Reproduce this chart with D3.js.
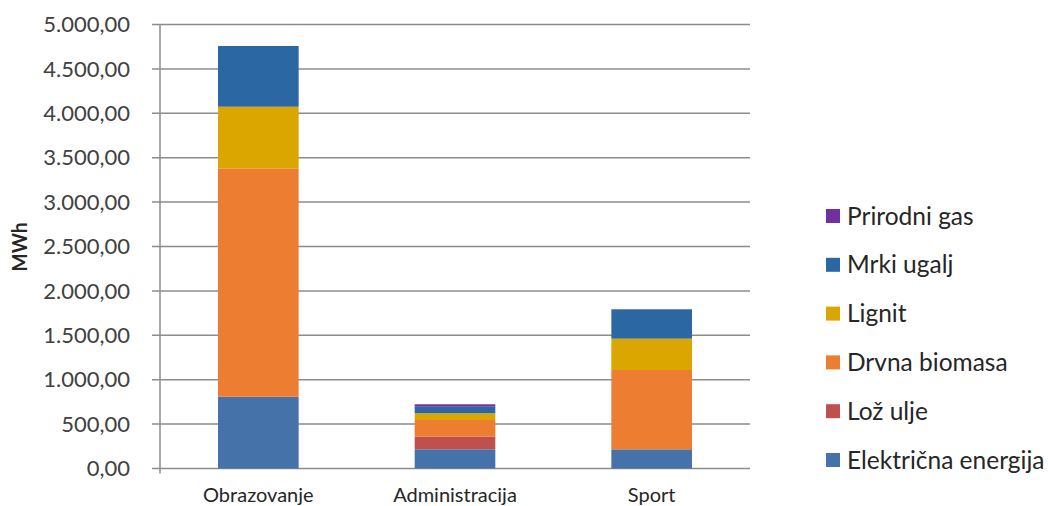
<!DOCTYPE html>
<html>
<head>
<meta charset="utf-8">
<script src="https://cdn.jsdelivr.net/npm/d3@7"></script>
<style>
  body { margin: 0; background: #fff; }
  svg { font-family: Lato, "Open Sans", sans-serif; }
</style>
</head>
<body>
<svg id="chart" width="1048" height="506"></svg>
<script>
// DATA
var categories = ["Obrazovanje", "Administracija", "Sport"];
var seriesNames = ["Električna energija", "Lož ulje", "Drvna biomasa", "Lignit", "Mrki ugalj", "Prirodni gas"];
var elektricna = [808, 216, 216];
var lozUlje = [0, 142, 0];
var drvnaBiomasa = [2572, 188, 893];
var lignit = [694, 76, 353];
var mrkiUgalj = [684, 74, 331];
var prirodniGas = [0, 27, 0];
var yTicks = [0, 500, 1000, 1500, 2000, 2500, 3000, 3500, 4000, 4500, 5000];

var colors = ["#4672AA", "#C0504D", "#EC7D31", "#DCA600", "#2B67A2", "#7030A0"];
var values = [elektricna, lozUlje, drvnaBiomasa, lignit, mrkiUgalj, prirodniGas];

const svg = d3.select("#chart");

var mLeft = 160, mRight = 750, mTop = 24.5, mBottom = 468.5;

var rows = categories.map((c, i) => {
    var r = { cat: c };
    seriesNames.forEach((s, j) => r[s] = values[j][i]);
    return r;
});
var stacked = d3.stack().keys(seriesNames)(rows);

// SCALES
var x = d3.scaleBand()
    .domain(categories)
    .range([mLeft, mRight])
    .paddingInner(0.59)
    .paddingOuter(0.295);

var y = d3.scaleLinear()
    .domain([0, 5000])
    .range([mBottom, mTop]);

var fmt = d => d3.format(",.2f")(d).replace(/,/g, "#").replace(".", ",").replace(/#/g, ".");

// grid lines
svg.append("g")
    .selectAll("line")
    .data(yTicks)
    .join("line")
    .attr("x1", mLeft - 8)
    .attr("x2", mRight)
    .attr("y1", d => y(d))
    .attr("y2", d => y(d))
    .attr("stroke", "#8c8c8c")
    .attr("stroke-width", 1.5);

// y axis line
svg.append("line")
    .attr("x1", mLeft).attr("x2", mLeft)
    .attr("y1", mTop).attr("y2", mBottom + 5)
    .attr("stroke", "#8c8c8c")
    .attr("stroke-width", 1.5);

// y tick labels
svg.append("g")
    .selectAll("text")
    .data(yTicks)
    .join("text")
    .attr("x", 130)
    .attr("y", d => y(d))
    .attr("dy", "0.35em")
    .attr("text-anchor", "end")
    .attr("font-size", 22)
    .attr("fill", "#404040")
    .text(fmt);

// axis title
svg.append("text")
    .attr("transform", "translate(27,247) rotate(-90)")
    .attr("text-anchor", "middle")
    .attr("font-size", 20)
    .attr("font-weight", "bold")
    .attr("fill", "#262626")
    .attr("textLength", 49)
    .attr("lengthAdjust", "spacingAndGlyphs")
    .text("MWh");

// bars
svg.append("g")
    .selectAll("g")
    .data(stacked)
    .join("g")
    .attr("fill", (d, i) => colors[i])
    .selectAll("rect")
    .data(d => d)
    .join("rect")
    .attr("x", d => x(d.data.cat))
    .attr("width", x.bandwidth())
    .attr("y", d => y(d[1]))
    .attr("height", d => y(d[0]) - y(d[1]));

// x labels
svg.append("g")
    .selectAll("text")
    .data(categories)
    .join("text")
    .attr("x", d => x(d) + x.bandwidth() / 2)
    .attr("y", 502)
    .attr("text-anchor", "middle")
    .attr("font-size", 20)
    .attr("fill", "#262626")
    .text(d => d);

// legend (top to bottom in reverse stack order)
var legend = svg.append("g")
    .selectAll("g")
    .data(seriesNames.map((s, i) => ({ name: s, color: colors[i] })).reverse())
    .join("g")
    .attr("transform", (d, i) => "translate(826," + (216 + i * 48.8) + ")");

legend.append("rect")
    .attr("x", 0).attr("y", -7)
    .attr("width", 14).attr("height", 14)
    .attr("fill", d => d.color);

legend.append("text")
    .attr("x", 21)
    .attr("dy", "0.35em")
    .attr("font-size", 24.5)
    .attr("fill", "#262626")
    .text(d => d.name);
</script>
</body>
</html>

- **TASK PROMPT**
Drop the images and repeat the data exactly.

- **ANSWER TO THE PROBLEM**
Reproduce this chart with D3.js.
<!DOCTYPE html>
<html>
<head>
<meta charset="utf-8">
<script src="https://cdn.jsdelivr.net/npm/d3@7"></script>
<style>
  body { margin: 0; background: #fff; }
  svg { font-family: Lato, "Open Sans", sans-serif; }
</style>
</head>
<body>
<svg id="chart" width="1048" height="506"></svg>
<script>
// DATA
var categories = ["Obrazovanje", "Administracija", "Sport"];
var seriesNames = ["Električna energija", "Lož ulje", "Drvna biomasa", "Lignit", "Mrki ugalj", "Prirodni gas"];
var elektricna = [808, 216, 216];
var lozUlje = [0, 142, 0];
var drvnaBiomasa = [2572, 188, 893];
var lignit = [694, 76, 353];
var mrkiUgalj = [684, 74, 331];
var prirodniGas = [0, 27, 0];
var yTicks = [0, 500, 1000, 1500, 2000, 2500, 3000, 3500, 4000, 4500, 5000];

var colors = ["#4672AA", "#C0504D", "#EC7D31", "#DCA600", "#2B67A2", "#7030A0"];
var values = [elektricna, lozUlje, drvnaBiomasa, lignit, mrkiUgalj, prirodniGas];

const svg = d3.select("#chart");

var mLeft = 160, mRight = 750, mTop = 24.5, mBottom = 468.5;

var rows = categories.map((c, i) => {
    var r = { cat: c };
    seriesNames.forEach((s, j) => r[s] = values[j][i]);
    return r;
});
var stacked = d3.stack().keys(seriesNames)(rows);

// SCALES
var x = d3.scaleBand()
    .domain(categories)
    .range([mLeft, mRight])
    .paddingInner(0.59)
    .paddingOuter(0.295);

var y = d3.scaleLinear()
    .domain([0, 5000])
    .range([mBottom, mTop]);

var fmt = d => d3.format(",.2f")(d).replace(/,/g, "#").replace(".", ",").replace(/#/g, ".");

// grid lines
svg.append("g")
    .selectAll("line")
    .data(yTicks)
    .join("line")
    .attr("x1", mLeft - 8)
    .attr("x2", mRight)
    .attr("y1", d => y(d))
    .attr("y2", d => y(d))
    .attr("stroke", "#8c8c8c")
    .attr("stroke-width", 1.5);

// y axis line
svg.append("line")
    .attr("x1", mLeft).attr("x2", mLeft)
    .attr("y1", mTop).attr("y2", mBottom + 5)
    .attr("stroke", "#8c8c8c")
    .attr("stroke-width", 1.5);

// y tick labels
svg.append("g")
    .selectAll("text")
    .data(yTicks)
    .join("text")
    .attr("x", 130)
    .attr("y", d => y(d))
    .attr("dy", "0.35em")
    .attr("text-anchor", "end")
    .attr("font-size", 22)
    .attr("fill", "#404040")
    .text(fmt);

// axis title
svg.append("text")
    .attr("transform", "translate(27,247) rotate(-90)")
    .attr("text-anchor", "middle")
    .attr("font-size", 20)
    .attr("font-weight", "bold")
    .attr("fill", "#262626")
    .attr("textLength", 49)
    .attr("lengthAdjust", "spacingAndGlyphs")
    .text("MWh");

// bars
svg.append("g")
    .selectAll("g")
    .data(stacked)
    .join("g")
    .attr("fill", (d, i) => colors[i])
    .selectAll("rect")
    .data(d => d)
    .join("rect")
    .attr("x", d => x(d.data.cat))
    .attr("width", x.bandwidth())
    .attr("y", d => y(d[1]))
    .attr("height", d => y(d[0]) - y(d[1]));

// x labels
svg.append("g")
    .selectAll("text")
    .data(categories)
    .join("text")
    .attr("x", d => x(d) + x.bandwidth() / 2)
    .attr("y", 502)
    .attr("text-anchor", "middle")
    .attr("font-size", 20)
    .attr("fill", "#262626")
    .text(d => d);

// legend (top to bottom in reverse stack order)
var legend = svg.append("g")
    .selectAll("g")
    .data(seriesNames.map((s, i) => ({ name: s, color: colors[i] })).reverse())
    .join("g")
    .attr("transform", (d, i) => "translate(826," + (216 + i * 48.8) + ")");

legend.append("rect")
    .attr("x", 0).attr("y", -7)
    .attr("width", 14).attr("height", 14)
    .attr("fill", d => d.color);

legend.append("text")
    .attr("x", 21)
    .attr("dy", "0.35em")
    .attr("font-size", 24.5)
    .attr("fill", "#262626")
    .text(d => d.name);
</script>
</body>
</html>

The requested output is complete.